I got to the bottom of the hill and realized I only had less than 1 mile to the finish line. Most of it was flat with a slight incline at the end. I wasn’t going to quit! I wasn’t going to stop until I crossed that finish line. My “C” goal was to finish under the 10 hours and if I could I was going to make that cut off. With about .4 miles left to go I saw my partner Lynn, seeing her was the best thing in the whole world to me. She ran about .1 of a mile with me while I cried and thanked her for being at that spot for me. If she could have been anywhere along the course — THAT is where I would have wanted her to be. It was absolutely perfect! I found the strength inside of me to keep running back up that last small incline to the finish line….and I am happy to report…..

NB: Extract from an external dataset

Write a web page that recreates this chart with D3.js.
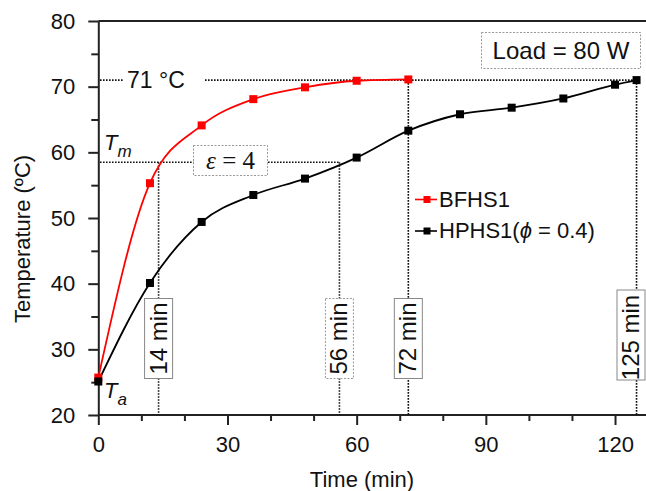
<!DOCTYPE html>
<html>
<head>
<meta charset="utf-8">
<script src="https://cdn.jsdelivr.net/npm/d3@7"></script>
<style>
  html, body { margin: 0; padding: 0; background: #fff; }
  svg { display: block; font-family: "Liberation Sans", Arial, sans-serif; }
</style>
</head>
<body>
<svg id="chart" width="646" height="491"></svg>
<script>
// Heating curves of the two heat sinks at 80 W load
const timeBF = [0, 12, 24, 36, 48, 60, 72];
const tempBF = [25.7, 55.3, 64.1, 68.1, 69.9, 70.9, 71.1];
const timeHP = [0, 12, 24, 36, 48, 60, 72, 84, 96, 108, 120, 125];
const tempHP = [25.1, 40.1, 49.4, 53.5, 56.0, 59.2, 63.3, 65.8, 66.8, 68.2, 70.3, 71.0];
const seriesNames = ["BFHS1", "HPHS1("];
const seriesColors = ["#ff0000", "#000000"];

const xMajor = [0, 30, 60, 90, 120];
const xMinor = [10, 20, 40, 50, 70, 80, 100, 110];
const yMajor = [20, 30, 40, 50, 60, 70, 80];
const yMinor = [25, 35, 45, 55, 65, 75];

const steadyTemp = 71;      // steady-state temperature
const meanTemp = 58.5;      // T_m level
const markTimes = [14, 56, 72, 125];
const markLabels = ["14 min", "56 min", "72 min", "125 min"];
const markFrom = [meanTemp, meanTemp, steadyTemp, steadyTemp];
const markDotted = [false, true, false, false];

const svg = d3.select("#chart");
const x = d3.scaleLinear().domain([0, 128]).range([98.3, 98.3 + 128 * 4.306]);
const y = d3.scaleLinear().domain([20, 80]).range([415, 21]);
const W = 646;

// axes
const axisStyle = g => {
  g.selectAll("path, line").attr("stroke", "#222").attr("stroke-width", 2);
  g.selectAll("text").attr("font-size", 22).attr("fill", "#111")
    .attr("font-family", "'Liberation Sans', Arial, sans-serif");
};
svg.append("g").attr("transform", `translate(0,${y(20)})`)
  .call(d3.axisBottom(x).tickValues(xMinor).tickSize(6).tickFormat(""))
  .call(g => g.select(".domain").remove()).call(axisStyle);
svg.append("g").attr("transform", `translate(0,${y(20)})`)
  .call(d3.axisBottom(x).tickValues(xMajor).tickSize(10).tickSizeOuter(0).tickPadding(11))
  .call(g => g.select(".domain").attr("d", `M${x(0)},0H${W}`)).call(axisStyle);
svg.append("g").attr("transform", `translate(${x(0)},0)`)
  .call(d3.axisLeft(y).tickValues(yMinor).tickSize(7).tickFormat(""))
  .call(g => g.select(".domain").remove()).call(axisStyle);
svg.append("g").attr("transform", `translate(${x(0)},0)`)
  .call(d3.axisLeft(y).tickValues(yMajor).tickSize(10).tickSizeOuter(0).tickPadding(13))
  .call(axisStyle);
// top frame line
svg.append("line").attr("x1", x(0)).attr("x2", W).attr("y1", y(80)).attr("y2", y(80))
  .attr("stroke", "#222").attr("stroke-width", 2);

// axis titles
svg.append("text").attr("x", 362).attr("y", 487).attr("text-anchor", "middle")
  .attr("font-size", 22).attr("fill", "#111").text("Time (min)");
svg.append("text").attr("transform", "translate(30,239) rotate(-90)")
  .attr("text-anchor", "middle").attr("font-size", 22).attr("fill", "#111")
  .text("Temperature (ºC)");

// dotted guide lines
const guide = svg.append("g").attr("stroke", "#111").attr("stroke-width", 1.6)
  .attr("stroke-dasharray", "1.6,1.4").attr("fill", "none");
guide.append("line").attr("x1", 100).attr("x2", x(125))
  .attr("y1", y(steadyTemp)).attr("y2", y(steadyTemp));
guide.append("line").attr("x1", 100).attr("x2", x(56))
  .attr("y1", y(meanTemp)).attr("y2", y(meanTemp));
markTimes.forEach((t, i) => {
  guide.append("line").attr("x1", x(t)).attr("x2", x(t))
    .attr("y1", y(markFrom[i])).attr("y2", y(20));
});

// curves
const curveData = [timeBF.map((t, i) => [t, tempBF[i]]), timeHP.map((t, i) => [t, tempHP[i]])];
const line = d3.line().x(d => x(d[0])).y(d => y(d[1])).curve(d3.curveMonotoneX);
curveData.forEach((pts, s) => {
  svg.append("path").datum(pts).attr("d", line).attr("fill", "none")
    .attr("stroke", seriesColors[s]).attr("stroke-width", 1.8);
});
curveData.forEach((pts, s) => {
  svg.append("g").selectAll("rect").data(pts).join("rect")
    .attr("x", d => x(d[0]) - 4).attr("y", d => y(d[1]) - 4)
    .attr("width", 8).attr("height", 8).attr("fill", seriesColors[s]);
});

// time labels on the vertical guides (kept inside the right edge)
markTimes.forEach((t, i) => {
  const long = markLabels[i].length > 6;
  const h = long ? 90 : 80;
  const cy = long ? 335 : 338.5;
  const cx = Math.min(x(t), W - 15);
  svg.append("rect").attr("x", cx - 14).attr("y", cy - h / 2)
    .attr("width", 28).attr("height", h).attr("fill", "#fff")
    .attr("stroke", markDotted[i] ? "#999" : "#888").attr("stroke-width", 1)
    .attr("stroke-dasharray", markDotted[i] ? "2,1.5" : null);
  svg.append("text").attr("transform", `translate(${cx + 8},${long ? 337.5 : cy}) rotate(-90)`)
    .attr("text-anchor", "middle").attr("font-size", 24).attr("fill", "#111")
    .text(markLabels[i]);
});

// steady temperature label
svg.append("rect").attr("x", 124).attr("y", y(steadyTemp) - 12).attr("width", 80)
  .attr("height", 24).attr("fill", "#fff");
svg.append("text").attr("x", 127).attr("y", 88).attr("font-size", 23)
  .attr("fill", "#111").text(`${steadyTemp} °C`);

// epsilon box
svg.append("rect").attr("x", 193.5).attr("y", 145.5).attr("width", 74).attr("height", 30)
  .attr("fill", "#fff").attr("stroke", "#999").attr("stroke-dasharray", "2,1.5");
const eps = svg.append("text").attr("x", 230.5).attr("y", 169).attr("text-anchor", "middle")
  .attr("font-family", "'Liberation Serif', 'DejaVu Serif', serif").attr("font-size", 25)
  .attr("fill", "#111");
eps.append("tspan").attr("font-style", "italic").text("ε");
eps.append("tspan").text(" = 4");

// load box
svg.append("rect").attr("x", 481.5).attr("y", 32.5).attr("width", 159).attr("height", 36)
  .attr("fill", "#fff").attr("stroke", "#999").attr("stroke-dasharray", "2,1.5");
svg.append("text").attr("x", 561).attr("y", 59).attr("text-anchor", "middle")
  .attr("font-size", 24).attr("fill", "#111").text("Load = 80 W");

// T_m and T_a labels
const tm = svg.append("text").attr("x", 104).attr("y", 150).attr("font-size", 22)
  .attr("font-style", "italic").attr("fill", "#111");
tm.append("tspan").text("T");
tm.append("tspan").attr("dy", 7).attr("font-size", 17).text("m");
const ta = svg.append("text").attr("x", 104).attr("y", 398).attr("font-size", 22)
  .attr("font-style", "italic").attr("fill", "#111");
ta.append("tspan").text("T");
ta.append("tspan").attr("dy", 7).attr("font-size", 17).text("a");

// legend
const legend = svg.append("g");
seriesNames.forEach((name, i) => {
  const ly = 199.5 + i * 31.5;
  legend.append("line").attr("x1", 415).attr("x2", 437).attr("y1", ly).attr("y2", ly)
    .attr("stroke", seriesColors[i]).attr("stroke-width", 1.6);
  legend.append("rect").attr("x", 423.5).attr("y", ly - 3.5).attr("width", 7).attr("height", 7)
    .attr("fill", seriesColors[i]);
  const t = legend.append("text").attr("x", 439).attr("y", ly + 7).attr("font-size", 22)
    .attr("fill", "#111").text(name);
  if (i === 1) {
    t.append("tspan").attr("font-style", "italic").text("ϕ");
    t.append("tspan").text(" = 0.4)");
  }
});
</script>
</body>
</html>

I crossed the finish line with 15 minutes to spare!

crossing the finish line

 

 

 

 

 

 

 

 

 

 

Even though that was my 2nd 50K it was by far the most difficult, not because of the knee pain but because of the cold weather, the elevation gain and the difficult terrain. I am going to do this race again next year with the intention of a PR – no IT band/knee issues and will be stronger than ever!

I have the best friends, coach and running buddies in the whole world.